RECORD SET:
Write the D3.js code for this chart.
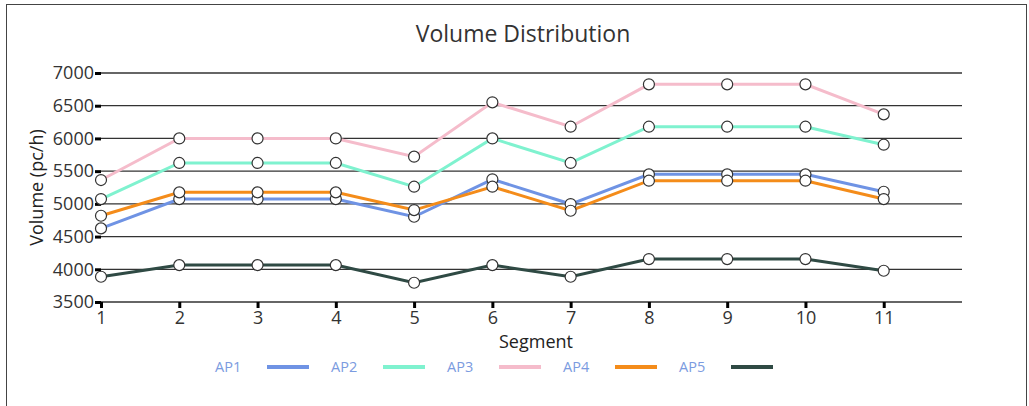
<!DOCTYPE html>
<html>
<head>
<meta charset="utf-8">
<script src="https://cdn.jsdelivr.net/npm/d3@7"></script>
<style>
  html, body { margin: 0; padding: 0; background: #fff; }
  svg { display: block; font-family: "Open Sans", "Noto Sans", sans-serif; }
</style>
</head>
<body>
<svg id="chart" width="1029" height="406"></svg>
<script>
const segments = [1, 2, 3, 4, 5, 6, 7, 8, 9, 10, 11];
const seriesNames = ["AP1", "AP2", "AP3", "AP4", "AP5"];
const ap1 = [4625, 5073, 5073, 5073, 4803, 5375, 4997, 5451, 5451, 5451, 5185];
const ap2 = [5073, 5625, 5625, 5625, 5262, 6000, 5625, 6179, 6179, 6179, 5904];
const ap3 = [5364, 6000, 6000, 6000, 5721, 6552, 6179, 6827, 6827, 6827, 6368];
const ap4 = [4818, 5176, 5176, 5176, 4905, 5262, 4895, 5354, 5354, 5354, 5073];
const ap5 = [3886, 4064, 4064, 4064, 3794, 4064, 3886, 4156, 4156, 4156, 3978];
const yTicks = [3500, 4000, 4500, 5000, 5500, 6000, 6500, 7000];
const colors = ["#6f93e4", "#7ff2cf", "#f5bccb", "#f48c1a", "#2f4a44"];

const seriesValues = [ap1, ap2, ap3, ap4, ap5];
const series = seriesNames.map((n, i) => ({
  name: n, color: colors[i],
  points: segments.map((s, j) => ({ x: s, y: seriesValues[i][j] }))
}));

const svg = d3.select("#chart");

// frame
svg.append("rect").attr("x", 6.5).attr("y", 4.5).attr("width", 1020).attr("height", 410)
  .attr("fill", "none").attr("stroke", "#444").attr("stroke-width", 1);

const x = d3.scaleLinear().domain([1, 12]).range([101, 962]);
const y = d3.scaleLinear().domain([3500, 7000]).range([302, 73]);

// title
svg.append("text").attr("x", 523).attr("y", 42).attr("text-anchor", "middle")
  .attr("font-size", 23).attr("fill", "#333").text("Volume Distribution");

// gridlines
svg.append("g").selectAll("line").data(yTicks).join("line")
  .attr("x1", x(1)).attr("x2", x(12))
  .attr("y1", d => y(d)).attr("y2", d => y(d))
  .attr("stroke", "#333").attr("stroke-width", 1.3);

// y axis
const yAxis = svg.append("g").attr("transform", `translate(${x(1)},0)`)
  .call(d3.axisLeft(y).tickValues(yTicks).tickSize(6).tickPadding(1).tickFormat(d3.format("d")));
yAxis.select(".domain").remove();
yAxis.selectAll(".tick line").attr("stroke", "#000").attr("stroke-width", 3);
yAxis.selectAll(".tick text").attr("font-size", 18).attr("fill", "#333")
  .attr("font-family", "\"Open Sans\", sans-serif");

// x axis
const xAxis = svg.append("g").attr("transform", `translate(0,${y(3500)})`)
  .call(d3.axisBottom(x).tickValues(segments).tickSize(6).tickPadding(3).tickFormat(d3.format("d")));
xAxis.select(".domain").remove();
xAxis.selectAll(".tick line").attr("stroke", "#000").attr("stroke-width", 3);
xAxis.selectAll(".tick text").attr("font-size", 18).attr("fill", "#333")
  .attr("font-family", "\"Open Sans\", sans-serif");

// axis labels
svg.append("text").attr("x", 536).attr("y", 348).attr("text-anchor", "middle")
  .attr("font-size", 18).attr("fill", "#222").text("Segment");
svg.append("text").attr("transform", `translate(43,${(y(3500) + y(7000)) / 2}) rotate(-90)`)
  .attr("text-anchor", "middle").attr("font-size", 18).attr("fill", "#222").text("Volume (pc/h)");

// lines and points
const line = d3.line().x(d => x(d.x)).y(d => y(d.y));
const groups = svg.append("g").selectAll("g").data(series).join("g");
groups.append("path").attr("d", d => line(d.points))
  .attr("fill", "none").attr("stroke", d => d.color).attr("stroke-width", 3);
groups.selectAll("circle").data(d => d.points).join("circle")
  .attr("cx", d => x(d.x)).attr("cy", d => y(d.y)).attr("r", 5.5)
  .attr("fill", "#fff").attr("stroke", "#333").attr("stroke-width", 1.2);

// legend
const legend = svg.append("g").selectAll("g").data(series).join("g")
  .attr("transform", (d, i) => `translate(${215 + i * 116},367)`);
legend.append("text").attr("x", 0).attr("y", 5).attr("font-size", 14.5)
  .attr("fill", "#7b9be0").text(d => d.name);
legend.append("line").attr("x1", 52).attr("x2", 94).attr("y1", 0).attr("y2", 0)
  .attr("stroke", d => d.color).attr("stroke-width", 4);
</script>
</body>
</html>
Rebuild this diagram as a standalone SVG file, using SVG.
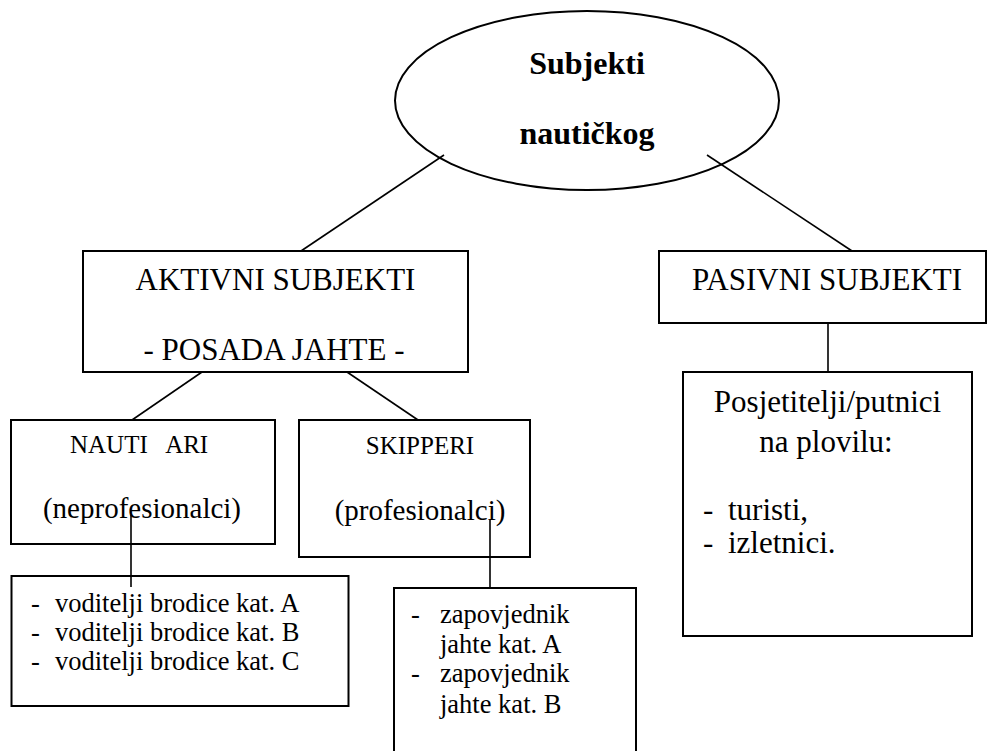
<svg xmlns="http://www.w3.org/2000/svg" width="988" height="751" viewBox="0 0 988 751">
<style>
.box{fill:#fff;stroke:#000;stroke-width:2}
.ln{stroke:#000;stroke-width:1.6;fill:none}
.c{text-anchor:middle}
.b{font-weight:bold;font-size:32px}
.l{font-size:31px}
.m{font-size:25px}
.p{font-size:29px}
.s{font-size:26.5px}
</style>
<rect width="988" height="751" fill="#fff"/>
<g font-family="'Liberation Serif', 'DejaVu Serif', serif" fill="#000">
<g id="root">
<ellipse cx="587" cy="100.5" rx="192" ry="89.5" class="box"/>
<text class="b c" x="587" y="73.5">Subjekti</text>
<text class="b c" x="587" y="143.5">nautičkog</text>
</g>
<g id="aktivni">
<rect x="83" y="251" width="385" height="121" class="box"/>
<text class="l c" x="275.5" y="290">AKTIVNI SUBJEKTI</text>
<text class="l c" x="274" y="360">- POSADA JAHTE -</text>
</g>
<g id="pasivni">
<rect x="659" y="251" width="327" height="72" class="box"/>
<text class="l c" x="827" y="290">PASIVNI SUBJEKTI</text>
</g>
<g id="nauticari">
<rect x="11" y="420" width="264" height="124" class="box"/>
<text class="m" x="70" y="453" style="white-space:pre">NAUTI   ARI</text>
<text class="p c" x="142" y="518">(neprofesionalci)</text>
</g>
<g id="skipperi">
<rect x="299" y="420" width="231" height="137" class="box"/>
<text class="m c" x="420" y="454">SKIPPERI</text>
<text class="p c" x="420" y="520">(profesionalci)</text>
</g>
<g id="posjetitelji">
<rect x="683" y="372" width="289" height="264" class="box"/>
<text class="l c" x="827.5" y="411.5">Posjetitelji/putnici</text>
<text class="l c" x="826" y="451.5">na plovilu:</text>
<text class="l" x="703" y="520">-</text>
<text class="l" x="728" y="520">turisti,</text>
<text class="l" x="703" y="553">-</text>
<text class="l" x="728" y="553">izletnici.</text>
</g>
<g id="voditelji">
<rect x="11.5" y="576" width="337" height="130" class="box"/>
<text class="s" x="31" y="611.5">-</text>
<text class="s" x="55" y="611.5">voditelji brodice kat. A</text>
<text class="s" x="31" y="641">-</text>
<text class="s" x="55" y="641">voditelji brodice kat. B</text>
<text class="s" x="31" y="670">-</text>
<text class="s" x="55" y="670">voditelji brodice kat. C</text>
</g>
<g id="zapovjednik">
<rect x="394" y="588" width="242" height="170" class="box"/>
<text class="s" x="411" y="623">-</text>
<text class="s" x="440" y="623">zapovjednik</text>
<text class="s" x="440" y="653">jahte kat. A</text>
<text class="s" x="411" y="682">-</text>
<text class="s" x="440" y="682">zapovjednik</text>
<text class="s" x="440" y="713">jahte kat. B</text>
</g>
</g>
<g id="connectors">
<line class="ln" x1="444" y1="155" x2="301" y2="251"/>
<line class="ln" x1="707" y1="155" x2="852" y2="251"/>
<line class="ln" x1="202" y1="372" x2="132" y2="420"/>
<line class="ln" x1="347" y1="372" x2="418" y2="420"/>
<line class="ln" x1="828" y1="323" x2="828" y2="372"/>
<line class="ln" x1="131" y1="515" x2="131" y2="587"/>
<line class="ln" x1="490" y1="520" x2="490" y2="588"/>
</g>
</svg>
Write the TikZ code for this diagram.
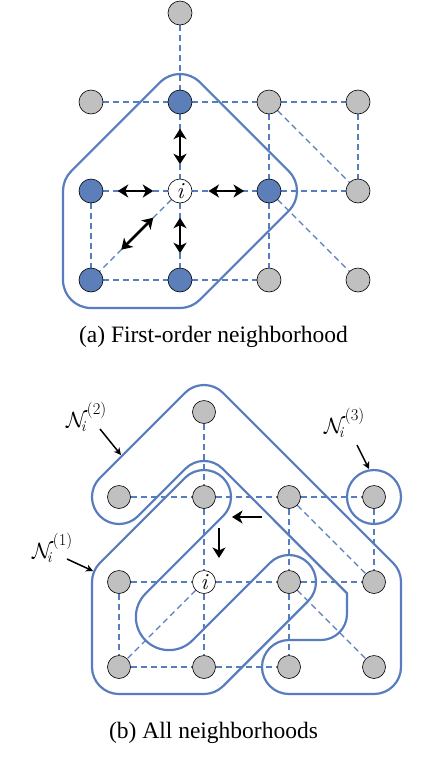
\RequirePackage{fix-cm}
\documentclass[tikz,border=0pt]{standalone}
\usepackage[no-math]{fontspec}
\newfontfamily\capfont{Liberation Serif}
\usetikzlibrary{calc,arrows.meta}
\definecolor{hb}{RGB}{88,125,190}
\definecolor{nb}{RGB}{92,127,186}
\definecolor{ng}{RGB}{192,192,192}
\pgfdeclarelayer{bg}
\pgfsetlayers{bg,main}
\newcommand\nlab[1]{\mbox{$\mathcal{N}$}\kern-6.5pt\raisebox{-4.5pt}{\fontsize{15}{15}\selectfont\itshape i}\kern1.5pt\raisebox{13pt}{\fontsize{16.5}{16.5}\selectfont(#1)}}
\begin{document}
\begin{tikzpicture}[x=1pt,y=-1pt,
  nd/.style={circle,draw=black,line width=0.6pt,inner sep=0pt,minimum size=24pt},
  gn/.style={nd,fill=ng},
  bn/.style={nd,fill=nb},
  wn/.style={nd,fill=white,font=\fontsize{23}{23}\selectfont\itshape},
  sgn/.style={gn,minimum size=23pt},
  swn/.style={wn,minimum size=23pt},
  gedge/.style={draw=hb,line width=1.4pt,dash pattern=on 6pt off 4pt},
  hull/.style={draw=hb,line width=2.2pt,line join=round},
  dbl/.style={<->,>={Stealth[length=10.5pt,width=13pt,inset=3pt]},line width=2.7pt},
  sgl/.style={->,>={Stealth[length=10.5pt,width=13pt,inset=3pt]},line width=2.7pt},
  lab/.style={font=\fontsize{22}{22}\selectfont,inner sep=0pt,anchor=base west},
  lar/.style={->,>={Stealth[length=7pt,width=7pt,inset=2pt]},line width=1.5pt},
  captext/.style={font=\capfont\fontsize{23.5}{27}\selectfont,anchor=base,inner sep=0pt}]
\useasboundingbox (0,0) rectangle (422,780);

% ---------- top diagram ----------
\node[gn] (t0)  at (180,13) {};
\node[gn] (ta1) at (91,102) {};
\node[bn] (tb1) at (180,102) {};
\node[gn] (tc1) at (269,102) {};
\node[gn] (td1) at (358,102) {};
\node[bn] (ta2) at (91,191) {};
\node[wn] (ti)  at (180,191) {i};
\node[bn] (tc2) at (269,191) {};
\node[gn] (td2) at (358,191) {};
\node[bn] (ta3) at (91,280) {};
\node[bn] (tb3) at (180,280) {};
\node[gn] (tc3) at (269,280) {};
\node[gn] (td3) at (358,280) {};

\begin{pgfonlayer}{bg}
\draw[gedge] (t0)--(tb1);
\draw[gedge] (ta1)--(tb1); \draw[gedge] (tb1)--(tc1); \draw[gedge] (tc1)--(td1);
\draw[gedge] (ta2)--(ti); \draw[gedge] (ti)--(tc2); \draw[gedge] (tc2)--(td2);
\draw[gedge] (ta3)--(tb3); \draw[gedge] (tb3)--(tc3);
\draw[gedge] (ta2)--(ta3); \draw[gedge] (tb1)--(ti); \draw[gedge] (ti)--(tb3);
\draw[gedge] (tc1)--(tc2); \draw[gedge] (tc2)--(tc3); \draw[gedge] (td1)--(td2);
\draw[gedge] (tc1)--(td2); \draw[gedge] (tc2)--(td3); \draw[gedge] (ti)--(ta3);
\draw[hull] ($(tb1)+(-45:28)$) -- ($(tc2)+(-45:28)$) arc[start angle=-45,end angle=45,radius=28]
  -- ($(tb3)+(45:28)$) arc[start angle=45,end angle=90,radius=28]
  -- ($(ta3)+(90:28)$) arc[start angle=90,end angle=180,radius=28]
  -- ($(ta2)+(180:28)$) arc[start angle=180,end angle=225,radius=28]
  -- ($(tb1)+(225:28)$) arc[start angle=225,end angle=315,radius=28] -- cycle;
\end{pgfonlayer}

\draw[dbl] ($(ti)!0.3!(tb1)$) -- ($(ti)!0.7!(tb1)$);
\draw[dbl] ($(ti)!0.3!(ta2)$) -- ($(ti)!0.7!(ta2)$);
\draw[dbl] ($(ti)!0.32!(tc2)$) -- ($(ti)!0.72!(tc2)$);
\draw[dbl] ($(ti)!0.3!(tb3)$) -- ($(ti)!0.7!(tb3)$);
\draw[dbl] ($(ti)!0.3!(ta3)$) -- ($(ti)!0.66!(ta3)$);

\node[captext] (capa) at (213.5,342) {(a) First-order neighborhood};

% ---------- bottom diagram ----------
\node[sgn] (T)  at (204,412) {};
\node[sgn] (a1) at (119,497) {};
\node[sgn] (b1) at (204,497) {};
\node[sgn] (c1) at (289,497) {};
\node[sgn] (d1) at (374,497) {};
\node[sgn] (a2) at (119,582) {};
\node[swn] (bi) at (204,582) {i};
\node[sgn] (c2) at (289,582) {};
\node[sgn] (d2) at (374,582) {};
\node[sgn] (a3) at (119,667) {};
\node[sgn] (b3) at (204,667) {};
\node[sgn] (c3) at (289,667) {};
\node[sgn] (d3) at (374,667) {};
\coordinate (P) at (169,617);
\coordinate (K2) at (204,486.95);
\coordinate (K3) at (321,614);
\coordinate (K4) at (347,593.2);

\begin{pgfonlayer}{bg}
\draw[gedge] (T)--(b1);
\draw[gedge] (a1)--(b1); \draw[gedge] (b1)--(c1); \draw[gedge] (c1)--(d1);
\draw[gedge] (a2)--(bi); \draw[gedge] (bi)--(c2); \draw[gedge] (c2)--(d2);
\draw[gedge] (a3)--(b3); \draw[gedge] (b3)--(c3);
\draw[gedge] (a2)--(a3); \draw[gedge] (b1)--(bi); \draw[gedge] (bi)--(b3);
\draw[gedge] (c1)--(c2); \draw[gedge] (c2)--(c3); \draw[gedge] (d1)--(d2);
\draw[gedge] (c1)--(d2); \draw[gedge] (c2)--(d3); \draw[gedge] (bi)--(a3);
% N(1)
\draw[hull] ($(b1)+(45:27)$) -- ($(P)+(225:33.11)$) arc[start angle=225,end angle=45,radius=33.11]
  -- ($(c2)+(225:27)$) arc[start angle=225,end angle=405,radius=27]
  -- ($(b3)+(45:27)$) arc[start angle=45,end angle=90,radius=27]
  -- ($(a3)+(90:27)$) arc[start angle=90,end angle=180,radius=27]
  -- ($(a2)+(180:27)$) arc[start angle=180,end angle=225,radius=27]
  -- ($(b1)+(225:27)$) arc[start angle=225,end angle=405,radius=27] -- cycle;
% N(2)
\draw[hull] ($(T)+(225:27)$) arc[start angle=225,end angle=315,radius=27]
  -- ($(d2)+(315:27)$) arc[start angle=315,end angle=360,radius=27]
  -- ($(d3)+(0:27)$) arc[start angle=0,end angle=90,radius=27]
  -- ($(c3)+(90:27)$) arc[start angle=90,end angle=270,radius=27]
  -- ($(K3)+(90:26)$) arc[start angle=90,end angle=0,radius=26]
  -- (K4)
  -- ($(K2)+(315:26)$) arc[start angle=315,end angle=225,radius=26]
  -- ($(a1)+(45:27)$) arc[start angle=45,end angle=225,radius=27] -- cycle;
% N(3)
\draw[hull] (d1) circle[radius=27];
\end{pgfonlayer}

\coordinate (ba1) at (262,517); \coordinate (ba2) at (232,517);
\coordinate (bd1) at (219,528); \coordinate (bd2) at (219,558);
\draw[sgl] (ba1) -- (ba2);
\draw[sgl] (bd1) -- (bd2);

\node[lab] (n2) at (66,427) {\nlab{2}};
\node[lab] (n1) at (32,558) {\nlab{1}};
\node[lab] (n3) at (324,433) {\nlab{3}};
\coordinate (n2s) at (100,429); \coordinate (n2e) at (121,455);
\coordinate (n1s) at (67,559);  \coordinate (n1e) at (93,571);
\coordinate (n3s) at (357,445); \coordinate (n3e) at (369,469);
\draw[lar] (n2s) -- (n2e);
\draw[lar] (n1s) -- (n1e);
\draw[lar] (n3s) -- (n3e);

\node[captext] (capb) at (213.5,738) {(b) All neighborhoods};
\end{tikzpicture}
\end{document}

WHAT IS EXPECTED:
Above are some entries. Restate word for word the lines from the one holding "Write the TikZ code for this diagram." through the one holding "(td3) at (358,280)", but not the pictures.

COMPLETED EXERCISE:
Write the TikZ code for this diagram.
\RequirePackage{fix-cm}
\documentclass[tikz,border=0pt]{standalone}
\usepackage[no-math]{fontspec}
\newfontfamily\capfont{Liberation Serif}
\usetikzlibrary{calc,arrows.meta}
\definecolor{hb}{RGB}{88,125,190}
\definecolor{nb}{RGB}{92,127,186}
\definecolor{ng}{RGB}{192,192,192}
\pgfdeclarelayer{bg}
\pgfsetlayers{bg,main}
\newcommand\nlab[1]{\mbox{$\mathcal{N}$}\kern-6.5pt\raisebox{-4.5pt}{\fontsize{15}{15}\selectfont\itshape i}\kern1.5pt\raisebox{13pt}{\fontsize{16.5}{16.5}\selectfont(#1)}}
\begin{document}
\begin{tikzpicture}[x=1pt,y=-1pt,
  nd/.style={circle,draw=black,line width=0.6pt,inner sep=0pt,minimum size=24pt},
  gn/.style={nd,fill=ng},
  bn/.style={nd,fill=nb},
  wn/.style={nd,fill=white,font=\fontsize{23}{23}\selectfont\itshape},
  sgn/.style={gn,minimum size=23pt},
  swn/.style={wn,minimum size=23pt},
  gedge/.style={draw=hb,line width=1.4pt,dash pattern=on 6pt off 4pt},
  hull/.style={draw=hb,line width=2.2pt,line join=round},
  dbl/.style={<->,>={Stealth[length=10.5pt,width=13pt,inset=3pt]},line width=2.7pt},
  sgl/.style={->,>={Stealth[length=10.5pt,width=13pt,inset=3pt]},line width=2.7pt},
  lab/.style={font=\fontsize{22}{22}\selectfont,inner sep=0pt,anchor=base west},
  lar/.style={->,>={Stealth[length=7pt,width=7pt,inset=2pt]},line width=1.5pt},
  captext/.style={font=\capfont\fontsize{23.5}{27}\selectfont,anchor=base,inner sep=0pt}]
\useasboundingbox (0,0) rectangle (422,780);

% ---------- top diagram ----------
\node[gn] (t0)  at (180,13) {};
\node[gn] (ta1) at (91,102) {};
\node[bn] (tb1) at (180,102) {};
\node[gn] (tc1) at (269,102) {};
\node[gn] (td1) at (358,102) {};
\node[bn] (ta2) at (91,191) {};
\node[wn] (ti)  at (180,191) {i};
\node[bn] (tc2) at (269,191) {};
\node[gn] (td2) at (358,191) {};
\node[bn] (ta3) at (91,280) {};
\node[bn] (tb3) at (180,280) {};
\node[gn] (tc3) at (269,280) {};
\node[gn] (td3) at (358,280) {};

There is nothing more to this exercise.